Borrow from Employees: Evidence from Payday Reforms [link]
Presented at: Midwest Finance Association (March 2023, Chicago), USC Marshall (July 2022)
Employees often supply labor to firms first and then get paid later. This paper shows that such implicit labor trade credits or short-term borrowing are important for both firms and employees. Using state payday frequency reforms between the 1860s and the 1930s, I find that firms reduced employment after being required to pay employees more frequently, which reduced the amount of borrowing from employees. However, the employees who remained employed were more productive and earned higher wages. Despite decreased labor demand, households, on average, were better off as demonstrated by an increase in home ownership, especially those households that are typically severely financially constrained, such as low-income minorities and females.
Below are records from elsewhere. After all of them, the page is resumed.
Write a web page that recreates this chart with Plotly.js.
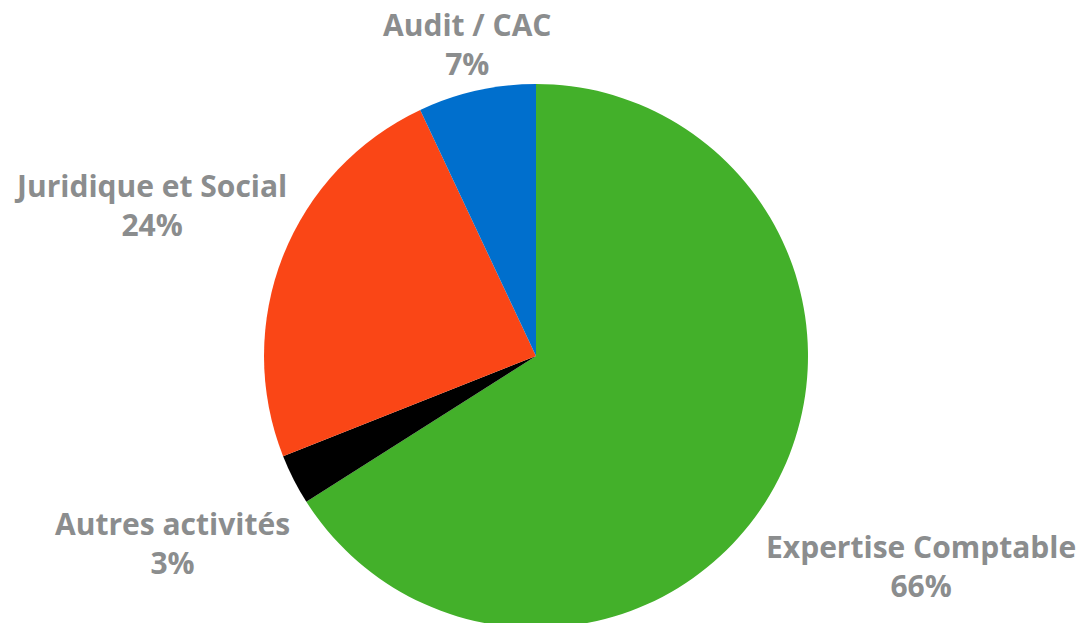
<!DOCTYPE html>
<html>
<head>
<meta charset="utf-8">
<script src="https://cdn.plot.ly/plotly-3.0.1.min.js"></script>
<style>
html,body{margin:0;padding:0;overflow:hidden;background:#fff;}
#chart{width:1083px;height:640px;}
</style>
</head>
<body>
<div id="chart"></div>
<script>
// Data
const categories = ["Expertise Comptable", "Autres activités", "Juridique et Social", "Audit / CAC"];
const shares = [66, 3, 24, 7];
const sliceColors = ["#43b02a", "#000000", "#fa4616", "#006fcd"];

// Label placement (layout only, pixels in the 1083x640 canvas)
const W = 1083, H = 640;
const labelPos = [
  [921, 566],
  [172, 543],
  [150, 205],
  [467, 44]
];

const trace = {
  type: "pie",
  labels: categories,
  values: shares,
  sort: false,
  direction: "clockwise",
  rotation: 0,
  textinfo: "none",
  hoverinfo: "label+percent",
  marker: {colors: sliceColors, line: {width: 0}},
  domain: {x: [264 / W, 808 / W], y: [(H - 628) / H, (H - 84) / H]},
  showlegend: false
};

const annotations = categories.map((c, i) => ({
  xref: "paper", yref: "paper",
  x: labelPos[i][0] / W, y: 1 - labelPos[i][1] / H,
  xanchor: "center", yanchor: "middle",
  text: c + "<br>" + shares[i] + "%",
  showarrow: false,
  align: "center",
  font: {family: "Open Sans", size: 30, color: "#8b8d8e", weight: "bold"}
}));

Plotly.newPlot("chart", [trace], {
  width: W, height: H,
  margin: {l: 0, r: 0, t: 0, b: 0},
  paper_bgcolor: "#ffffff",
  plot_bgcolor: "#ffffff",
  annotations: annotations
}, {displayModeBar: false, staticPlot: true});
</script>
</body>
</html>
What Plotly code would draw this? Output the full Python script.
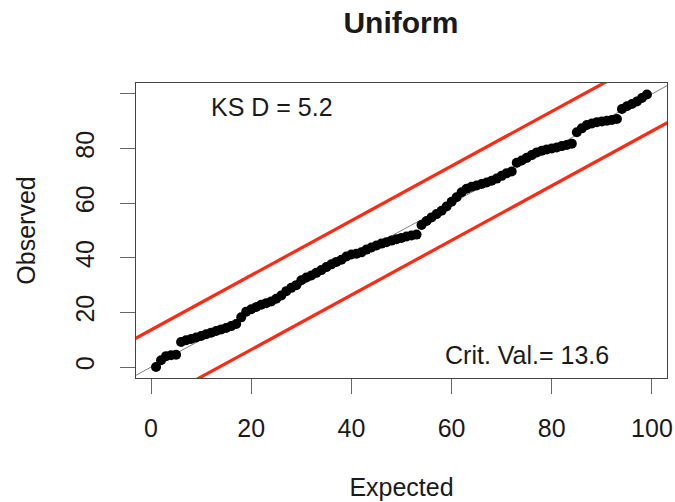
import plotly.graph_objects as go

# Uniform Q-Q style comparison: observed vs expected values
expected = list(range(1, 100))
observed = [
    0.0, 2.5, 4.0, 4.3, 4.5, 9.2, 9.8, 10.3, 10.8, 11.4,
    12.0, 12.6, 13.2, 13.8, 14.3, 15.0, 15.8, 18.2, 20.3, 21.2,
    22.0, 22.8, 23.4, 24.0, 25.0, 26.2, 27.8, 29.0, 30.0, 31.8,
    32.8, 33.5, 34.5, 35.5, 36.6, 37.6, 38.5, 39.3, 40.5, 41.2,
    41.5, 42.0, 43.0, 43.8, 44.5, 45.2, 45.7, 46.3, 46.8, 47.3,
    47.8, 48.2, 48.5, 52.0, 53.5, 54.8, 56.0, 57.2, 58.8, 60.5,
    62.2, 64.0, 65.3, 66.0, 66.5, 67.0, 67.6, 68.2, 69.0, 70.0,
    71.0, 71.6, 74.8, 75.6, 76.6, 77.6, 78.6, 79.2, 79.7, 80.0,
    80.4, 80.9, 81.3, 81.8, 86.0, 87.4, 88.6, 89.2, 89.6, 89.9,
    90.2, 90.5, 90.8, 94.5, 95.5, 96.3, 97.2, 98.5, 99.8,
]

ks_d = 5.2
crit_val = 13.6
x_range = [-3.0, 103.0]
y_range = [-4.0, 104.0]
x_ticks = [0, 20, 40, 60, 80, 100]
y_ticks = [0, 20, 40, 60, 80, 100]
y_tick_text = ["0", "20", "40", "60", "80", ""]

FONT = "Liberation Sans, Arial, Helvetica, sans-serif"
FS = 25
ink = "#1a1a1a"
red = "#FF2A14"

line_x = [x_range[0] - 10, x_range[1] + 10]

fig = go.Figure()

# reference diagonal (under the points)
fig.add_trace(go.Scatter(
    x=line_x, y=line_x, mode="lines",
    line=dict(color="#808080", width=1),
    showlegend=False, hoverinfo="skip",
))

fig.add_trace(go.Scatter(
    x=expected, y=observed, mode="markers",
    marker=dict(color="black", size=10, line=dict(width=0)),
    showlegend=False, hoverinfo="skip",
))

# critical-value bands
fig.add_trace(go.Scatter(
    x=line_x, y=[v + crit_val for v in line_x], mode="lines",
    line=dict(color=red, width=3.2),
    showlegend=False, hoverinfo="skip",
))
fig.add_trace(go.Scatter(
    x=line_x, y=[v - crit_val for v in line_x], mode="lines",
    line=dict(color=red, width=3.2),
    showlegend=False, hoverinfo="skip",
))

fig.add_annotation(
    x=24.2, y=95.3, xref="x", yref="y", showarrow=False,
    text=f"KS D = {ks_d}", font=dict(family=FONT, size=FS, color=ink),
)
fig.add_annotation(
    x=75.1, y=4.3, xref="x", yref="y", showarrow=False,
    text=f"Crit. Val.= {crit_val}", font=dict(family=FONT, size=FS, color=ink),
)

fig.update_layout(
    width=675, height=502,
    margin=dict(l=136, r=8, t=83, b=124, pad=0, autoexpand=False),
    paper_bgcolor="white", plot_bgcolor="white",
    font=dict(family=FONT, size=FS, color=ink),
    title=dict(
        text="<b>Uniform</b>", x=0.594, xanchor="center",
        y=1 - 22 / 502, yanchor="middle",
        font=dict(family=FONT, size=30, color=ink),
    ),
)

fig.update_xaxes(
    range=x_range, tickvals=x_ticks, ticktext=[str(t) for t in x_ticks],
    showgrid=False, zeroline=False, automargin=False,
    showline=True, mirror=True, linecolor="#444", linewidth=1,
    ticks="outside", ticklen=15, tickcolor="#666", tickwidth=1,
    ticklabelstandoff=13,
    tickfont=dict(family=FONT, size=FS, color=ink),
    title=dict(text="Expected", standoff=37,
               font=dict(family=FONT, size=FS, color=ink)),
)
fig.update_yaxes(
    range=y_range, tickvals=y_ticks, ticktext=y_tick_text,
    showgrid=False, zeroline=False, automargin=False,
    showline=True, mirror=True, linecolor="#444", linewidth=1,
    ticks="outside", ticklen=15, tickcolor="#666", tickwidth=1,
    tickangle=-90, ticklabelstandoff=16,
    tickfont=dict(family=FONT, size=FS, color=ink),
    title=dict(text="Observed", standoff=28,
               font=dict(family=FONT, size=FS, color=ink)),
)

fig.write_html("out.html")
Fraud, Vertical Integration and Risk-Taking (with Amine Ouazad and Rodney Ramcharan) [slides]
Presented at: Baruch College* (Feb 2022), USC Marshall (Jan 2021), American Finance Association PhD Session (Jan 2021, Virtual)
We study the role of firm boundaries in facilitating fraud in the production process. Using acquisition events between broker/dealer banks and mortgage lenders as shocks to local mortgage markets, we find vertical integration resulted in riskier mortgage lending practices both ex-ante and ex-post, accompanied by an increase in product misrepresentation.